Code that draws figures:
┄┄┄┄┄┄┄┄┄┄┄┄┄┄┄┄┄┄┄┄

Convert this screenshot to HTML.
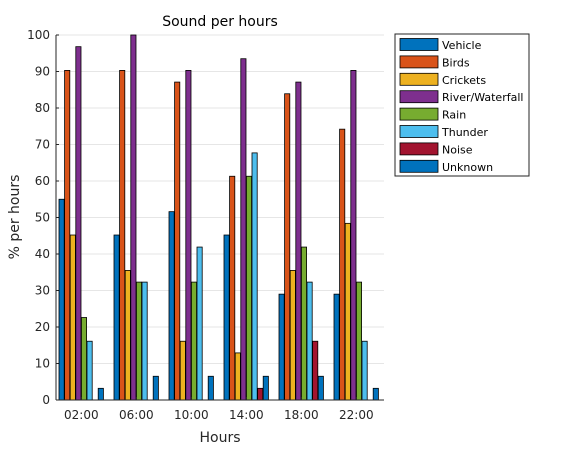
<!DOCTYPE html>
<html><head><meta charset="utf-8"><style>
body{margin:0;background:#fff;font-family:"DejaVu Sans",sans-serif}
svg text{font-family:"DejaVu Sans",sans-serif}
</style></head><body>
<svg id="c" width="570" height="450"></svg>
<script>
const categories=["02:00","06:00","10:00","14:00","18:00","22:00"];
const seriesNames=["Vehicle","Birds","Crickets","River/Waterfall","Rain","Thunder","Noise","Unknown"];
const vehicle=[55,45.2,51.6,45.2,29,29];
const birds=[90.3,90.3,87.1,61.3,83.9,74.2];
const crickets=[45.2,35.5,16.1,12.9,35.5,48.4];
const river=[96.8,100,90.3,93.5,87.1,90.3];
const rain=[22.6,32.3,32.3,61.3,41.9,32.3];
const thunder=[16.1,32.3,41.9,67.7,32.3,16.1];
const noise=[0,0,0,3.2,16.1,0];
const unknown=[3.2,6.5,6.5,6.5,6.5,3.2];
const yTicks=[0,10,20,30,40,50,60,70,80,90,100];
const series=[vehicle,birds,crickets,river,rain,thunder,noise,unknown];
const colors=["#0072BD","#D95319","#EDB120","#7E2F8E","#77AC30","#4DBEEE","#A2142F","#0072BD"];
const NS="http://www.w3.org/2000/svg",svg=document.getElementById('c');
function el(t,a,txt){const e=document.createElementNS(NS,t);for(const k in a)e.setAttribute(k,a[k]);if(txt!=null)e.textContent=txt;svg.appendChild(e);return e;}
const L=56,R=384,T=35,B=400;
const y=v=>B-(v/100)*(B-T);
const gStart=i=>59+i*55, pitch=5.6, bw=5.2;
for(const t of yTicks){
 const g=el('line',{x1:L,x2:R,y1:y(t),y2:y(t),stroke:'#e6e6e6'});
 
 const tx=el('text',{x:L-6,y:y(t)+4,'text-anchor':'end','font-size':12,fill:'#262626'},t);
 
 el('line',{x1:L,x2:L+3,y1:y(t),y2:y(t),stroke:'#262626'});
}
categories.forEach((c,i)=>{
 series.forEach((s,j)=>{
  if(s[i]<=0)return;
  const r=el('rect',{x:gStart(i)+j*pitch,y:y(s[i]),width:bw,height:B-y(s[i]),fill:colors[j],stroke:'#000','stroke-width':0.8});
  
  
 });
 const cx=gStart(i)+22.3;
 el('line',{x1:cx,x2:cx,y1:B,y2:B-3,stroke:'#262626'});
 const tx=el('text',{x:cx,y:B+19,'text-anchor':'middle','font-size':12,fill:'#262626'},c);
 
});
el('line',{x1:L,x2:L,y1:T,y2:B,stroke:'#262626'});
el('line',{x1:L,x2:R,y1:B,y2:B,stroke:'#262626'});
const ti=el('text',{x:220,y:26,'text-anchor':'middle','font-size':14,fill:'#000'},'Sound per hours');

const xl=el('text',{x:220,y:442,'text-anchor':'middle','font-size':14,fill:'#262626'},'Hours');

const yl=el('text',{x:0,y:0,'text-anchor':'middle','font-size':14,fill:'#262626',transform:'translate(19,217) rotate(-90)'},'% per hours');

const lb=el('rect',{x:395,y:34,width:134,height:142,fill:'#fff',stroke:'#262626'});

seriesNames.forEach((n,j)=>{
 const yy=38.5+j*17.4;
 el('rect',{x:400,y:yy,width:38,height:12,fill:colors[j],stroke:'#000','stroke-width':0.8});
 const t=el('text',{x:442,y:yy+10.5,'font-size':11,fill:'#000'},n);
 
});
</script>
</body></html>
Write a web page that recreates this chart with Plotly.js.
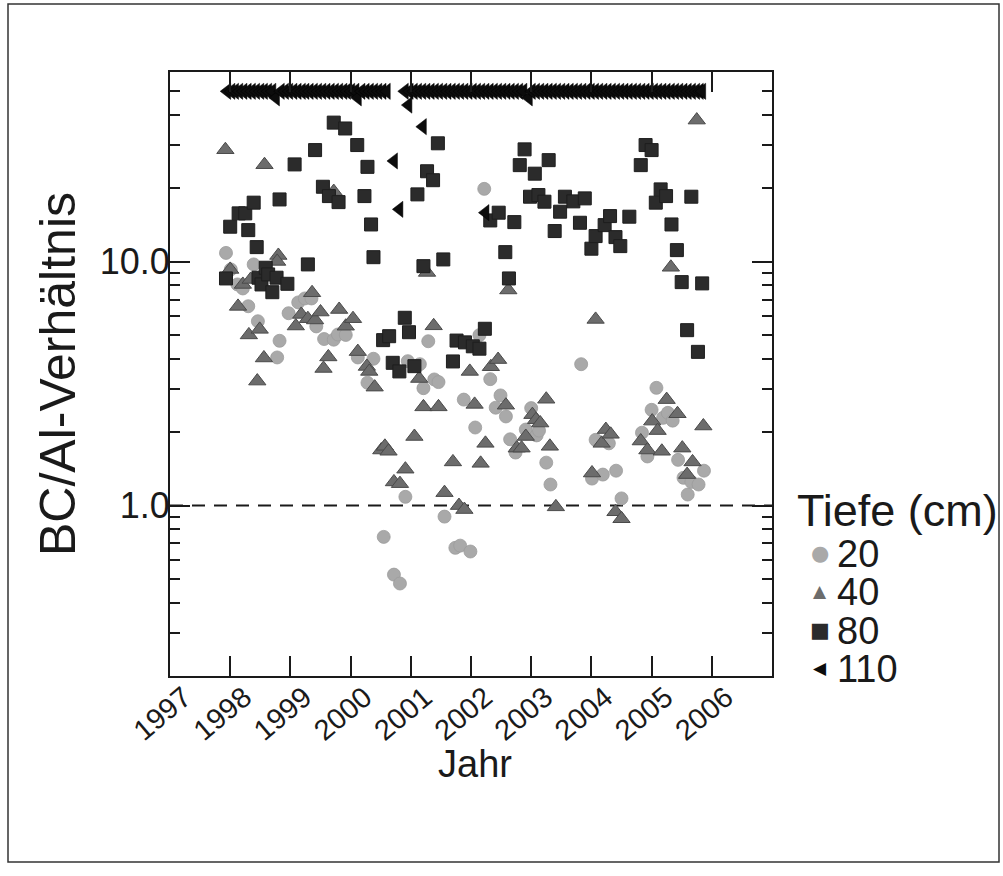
<!DOCTYPE html>
<html><head><meta charset="utf-8">
<script src="https://cdn.plot.ly/plotly-3.0.1.min.js"></script>
<style>html,body{margin:0;padding:0;background:#fff;}#chart{width:1003px;height:876px;}</style>
</head><body><div id="chart"></div>
<script>
// Tiefe 20 cm
const depth20_x = [1997.93,1998.01,1998.12,1998.21,1998.30,1998.39,1998.46,1998.78,1998.82,1998.97,1999.13,1999.24,1999.35,1999.43,1999.56,1999.72,1999.79,1999.92,2000.12,2000.28,2000.38,2000.55,2000.72,2000.82,2000.91,2000.95,2001.15,2001.21,2001.29,2001.39,2001.46,2001.56,2001.74,2001.82,2001.88,2001.99,2002.07,2002.14,2002.22,2002.32,2002.49,2002.41,2002.58,2002.65,2002.74,2002.91,2003.00,2003.09,2003.13,2003.25,2003.32,2003.83,2004.01,2004.07,2004.19,2004.29,2004.41,2004.50,2004.84,2004.93,2005.00,2005.08,2005.19,2005.27,2005.35,2005.44,2005.53,2005.60,2005.66,2005.78,2005.87];
const depth20_y = [10.87,9.30,8.07,7.77,6.57,9.75,5.70,4.05,4.74,6.15,6.81,7.07,7.07,5.43,4.82,4.79,5.03,5.01,4.05,3.19,4.00,0.744,0.521,0.479,1.086,3.91,3.80,3.03,4.72,3.29,3.21,0.901,0.671,0.685,2.72,0.648,2.09,5.00,19.9,3.30,2.83,2.52,2.32,1.87,1.65,2.05,2.51,1.94,2.03,1.50,1.22,3.80,1.29,1.86,1.34,1.80,1.39,1.07,1.99,1.59,2.47,3.04,2.29,2.40,2.23,1.54,1.30,1.11,1.25,1.22,1.39];
// Tiefe 40 cm
const depth40_x = [1997.92,1998.00,1998.13,1998.21,1998.31,1998.34,1998.45,1998.49,1998.57,1998.56,1998.80,1998.78,1999.09,1999.18,1999.29,1999.36,1999.41,1999.50,1999.55,1999.63,1999.72,1999.81,1999.92,2000.04,2000.12,2000.27,2000.31,2000.40,2000.51,2000.57,2000.63,2000.72,2000.82,2000.91,2001.06,2001.14,2001.21,2001.27,2001.38,2001.46,2001.56,2001.70,2001.80,2001.89,2001.98,2002.06,2002.16,2002.24,2002.33,2002.45,2002.58,2002.62,2002.76,2002.84,2002.91,2003.02,2003.08,2003.15,2003.25,2003.31,2003.41,2004.07,2004.01,2004.17,2004.24,2004.32,2004.40,2004.50,2004.82,2004.93,2005.01,2005.10,2005.17,2005.25,2005.32,2005.43,2005.51,2005.59,2005.68,2005.75,2005.86];
const depth40_y = [28.8,9.30,6.56,8.07,5.01,8.46,3.24,5.28,25.0,4.03,10.61,10.03,5.45,6.08,5.84,7.46,5.77,6.22,3.65,4.07,19.4,6.37,5.44,5.84,4.28,3.72,3.55,3.06,1.69,1.75,1.67,1.25,1.23,1.41,1.92,3.32,2.54,9.04,5.46,2.54,1.13,1.51,1.00,0.963,3.55,2.60,1.49,1.80,3.71,3.97,2.58,7.66,1.72,1.72,1.92,2.36,2.25,2.18,2.73,1.75,0.988,5.80,1.36,1.80,2.05,1.96,0.943,0.883,1.84,1.69,2.22,2.03,1.67,2.72,9.49,2.38,1.72,1.34,1.51,38.1,2.12];
// Tiefe 80 cm
const depth80_x = [1997.93,1998.00,1998.14,1998.25,1998.30,1998.39,1998.44,1998.47,1998.52,1998.59,1998.63,1998.70,1998.77,1998.82,1998.95,1999.07,1999.29,1999.41,1999.54,1999.64,1999.72,1999.80,1999.91,2000.11,2000.23,2000.28,2000.34,2000.38,2000.54,2000.64,2000.70,2000.81,2000.90,2000.97,2001.06,2001.11,2001.21,2001.27,2001.37,2001.45,2001.54,2001.70,2001.76,2001.90,2002.03,2002.14,2002.23,2002.32,2002.46,2002.57,2002.63,2002.72,2002.81,2002.89,2002.98,2003.06,2003.12,2003.22,2003.29,2003.39,2003.48,2003.56,2003.70,2003.89,2003.81,2004.00,2004.07,2004.22,2004.31,2004.40,2004.48,2004.63,2004.82,2004.90,2005.00,2005.07,2005.15,2005.24,2005.33,2005.42,2005.50,2005.59,2005.66,2005.77,2005.84];
const depth80_y = [8.54,13.92,15.79,15.79,13.48,17.47,11.48,8.60,8.07,9.45,8.87,7.50,8.60,18.01,8.12,25.07,9.75,28.7,20.3,18.59,37.2,17.56,35.2,30.1,18.59,24.5,14.22,10.44,4.77,4.95,3.85,3.55,5.89,5.14,3.73,18.89,9.59,23.5,21.6,30.6,10.22,3.90,4.75,4.67,4.50,4.40,5.31,14.77,15.89,10.95,8.54,14.54,24.9,28.9,18.48,22.97,18.77,17.63,26.1,13.36,16.04,18.48,17.68,18.19,14.45,11.31,12.74,14.13,15.39,12.62,11.59,15.30,24.9,30.1,28.7,17.47,19.8,18.59,14.22,11.16,8.25,5.24,18.48,4.27,8.15];
// Tiefe 110 cm
const depth110_x = [1997.95,1998.02,1998.08,1998.15,1998.22,1998.29,1998.36,1998.43,1998.50,1998.56,1998.63,1998.70,1998.76,1998.84,1998.91,1998.98,1999.05,1999.12,1999.19,1999.25,1999.32,1999.39,1999.46,1999.53,1999.60,1999.67,1999.74,1999.81,1999.88,1999.94,2000.01,2000.08,2000.12,2000.18,2000.25,2000.32,2000.39,2000.46,2000.53,2000.60,
2000.90,2000.98,2001.05,2001.12,2001.19,2001.26,2001.33,2001.40,2001.47,2001.54,2001.61,2001.68,2001.75,2001.82,2001.89,2001.96,2002.03,2002.10,2002.17,2002.24,2002.31,2002.38,2002.45,2002.52,2002.59,2002.66,2002.73,2002.80,2002.87,2002.96,2003.01,2003.08,2003.15,2003.22,2003.29,2003.36,2003.43,2003.50,2003.57,2003.64,2003.71,2003.78,2003.85,2003.92,2003.99,2004.06,2004.13,2004.20,2004.27,2004.34,2004.41,2004.48,2004.55,2004.62,2004.69,2004.76,2004.83,2004.90,2004.97,2005.04,2005.11,2005.18,2005.25,2005.32,2005.39,2005.46,2005.53,2005.60,2005.67,2005.74,2005.80,2005.84,
2000.72,2000.81,2000.96,2001.20,2002.24];
const depth110_y = [50,50,50,50,50,50,50,50,50,50,50,50,47,50,50,50,50,50,50,50,50,50,50,50,50,50,50,50,50,50,50,50,47,50,50,50,50,50,50,50,
50,50,50,50,50,50,50,50,50,50,50,50,50,50,50,50,50,50,50,50,50,50,50,50,50,50,50,50,50,47,50,50,50,50,50,50,50,50,50,50,50,50,50,50,50,50,50,50,50,50,50,50,50,50,50,50,50,50,50,50,50,50,50,50,50,50,50,50,50,50,50,50,
25.9,16.4,43.9,35.8,15.9];

const yearTicks = [1997,1998,1999,2000,2001,2002,2003,2004,2005,2006];
const yearLabels = ['1997','1998','1999','2000','2001','2002','2003','2004','2005','2006'];
const yMajor = [1,10];
const yMajorLabels = ['1.0','10.0'];
const yMinor = [0.3,0.4,0.5,0.6,0.7,0.8,0.9,2,3,4,5,6,7,8,9,20,30,40,50];

const seriesNames = ['20','40','80','110'];
const FONT = 'Liberation Sans, Arial, Helvetica, sans-serif';
const INK = '#1a1a1a';

const traces = [
  {x:depth20_x, y:depth20_y, name:seriesNames[0], type:'scatter', mode:'markers',
   marker:{symbol:'circle', size:13, color:'#a9a9a9', line:{width:0.8, color:'#9c9c9c'}}},
  {x:depth40_x, y:depth40_y, name:seriesNames[1], type:'scatter', mode:'markers',
   marker:{symbol:'triangle-up', size:15, color:'#6c6c6c', line:{width:1, color:'#4a4a4a'}}},
  {x:depth80_x, y:depth80_y, name:seriesNames[2], type:'scatter', mode:'markers',
   marker:{symbol:'square', size:13, color:'#2b2b2b', line:{width:1, color:'#1e1e1e'}}},
  {x:depth110_x, y:depth110_y, name:seriesNames[3], type:'scatter', mode:'markers',
   marker:{symbol:'triangle-left', size:14, color:'#0c0c0c', line:{width:0.5, color:'#000'}}}
];

const L = 170, T = 72, W = 602, H = 604;
function px2paperX(p){return (p-L)/W;}
function px2paperY(p){return (T+H-p)/H;}

const legendRows = [
  {sym:'\u25CF', color:'#a9a9a9', size:21, label:seriesNames[0], y:553},
  {sym:'\u25B2', color:'#6c6c6c', size:17, label:seriesNames[1], y:591},
  {sym:'\u25A0', color:'#2b2b2b', size:21, label:seriesNames[2], y:630},
  {sym:'\u25C0', color:'#0c0c0c', size:17, label:seriesNames[3], y:668}
];
const annotations = [
  {xref:'paper', yref:'paper', x:px2paperX(795), y:px2paperY(510), xanchor:'left', yanchor:'middle',
   text:'Tiefe (cm)', showarrow:false, font:{family:FONT, size:45, color:INK}},
  {xref:'paper', yref:'paper', x:px2paperX(475), y:px2paperY(764), xanchor:'center', yanchor:'middle',
   text:'Jahr', showarrow:false, font:{family:FONT, size:38, color:INK}}
];
legendRows.forEach(r=>{
  annotations.push({xref:'paper', yref:'paper', x:px2paperX(820), y:px2paperY(r.y), xanchor:'center', yanchor:'middle',
    text:r.sym, showarrow:false, font:{family:'DejaVu Sans', size:r.size, color:r.color}});
  annotations.push({xref:'paper', yref:'paper', x:px2paperX(835), y:px2paperY(r.y+1), xanchor:'left', yanchor:'middle',
    text:r.label, showarrow:false, font:{family:FONT, size:38, color:INK}});
});

const layout = {
  width:1003, height:876,
  margin:{l:L, r:1003-L-W, t:T, b:876-T-H, pad:0},
  paper_bgcolor:'#ffffff', plot_bgcolor:'#ffffff',
  font:{family:FONT, color:INK},
  showlegend:false,
  xaxis:{
    range:[1997,2007], tickmode:'array', tickvals:yearTicks, ticktext:yearLabels,
    tickangle:-40, ticks:'inside', ticklen:20, tickwidth:2, tickcolor:INK,
    ticklabelshift:14, ticklabelstandoff:-9,
    showline:true, linewidth:2, linecolor:INK, mirror:'allticks',
    showgrid:false, zeroline:false, tickfont:{size:29, family:FONT, color:INK}
  },
  yaxis:{
    type:'log', range:[Math.log10(0.2), Math.log10(60)],
    tickmode:'array', tickvals:yMajor, ticktext:yMajorLabels,
    ticks:'inside', ticklen:20, tickwidth:2, tickcolor:INK,
    ticklabelstandoff:-9,
    minor:{tickmode:'array', tickvals:yMinor, ticks:'inside', ticklen:10, tickwidth:2, tickcolor:INK, showgrid:false},
    showline:true, linewidth:2, linecolor:INK, mirror:'allticks',
    showgrid:false, zeroline:false, tickfont:{size:36, family:FONT, color:INK},
    title:{text:'BC/Al-Verhältnis', font:{size:50, family:FONT, color:INK}, standoff:8}
  },
  shapes:[
    {type:'line', xref:'paper', x0:0, x1:1, yref:'y', y0:1, y1:1,
     line:{dash:'13px,9px', width:2, color:INK}, layer:'below'},
    {type:'rect', xref:'paper', yref:'paper', x0:px2paperX(8), x1:px2paperX(999), y0:px2paperY(862), y1:px2paperY(4),
     line:{width:1.5, color:'#333'}, fillcolor:'rgba(0,0,0,0)'}
  ],
  annotations:annotations
};

Plotly.newPlot('chart', traces, layout, {displayModeBar:false, staticPlot:true});
</script>
</body></html>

┄┄┄┄┄┄┄┄┄┄┄┄┄┄┄┄┄┄┄┄

For each line above that contains the word "chart", copy that line.

Write a web page that recreates this chart with Plotly.js.
<style>html,body{margin:0;padding:0;background:#fff;}#chart{width:1003px;height:876px;}</style>
</head><body><div id="chart"></div>
Plotly.newPlot('chart', traces, layout, {displayModeBar:false, staticPlot:true});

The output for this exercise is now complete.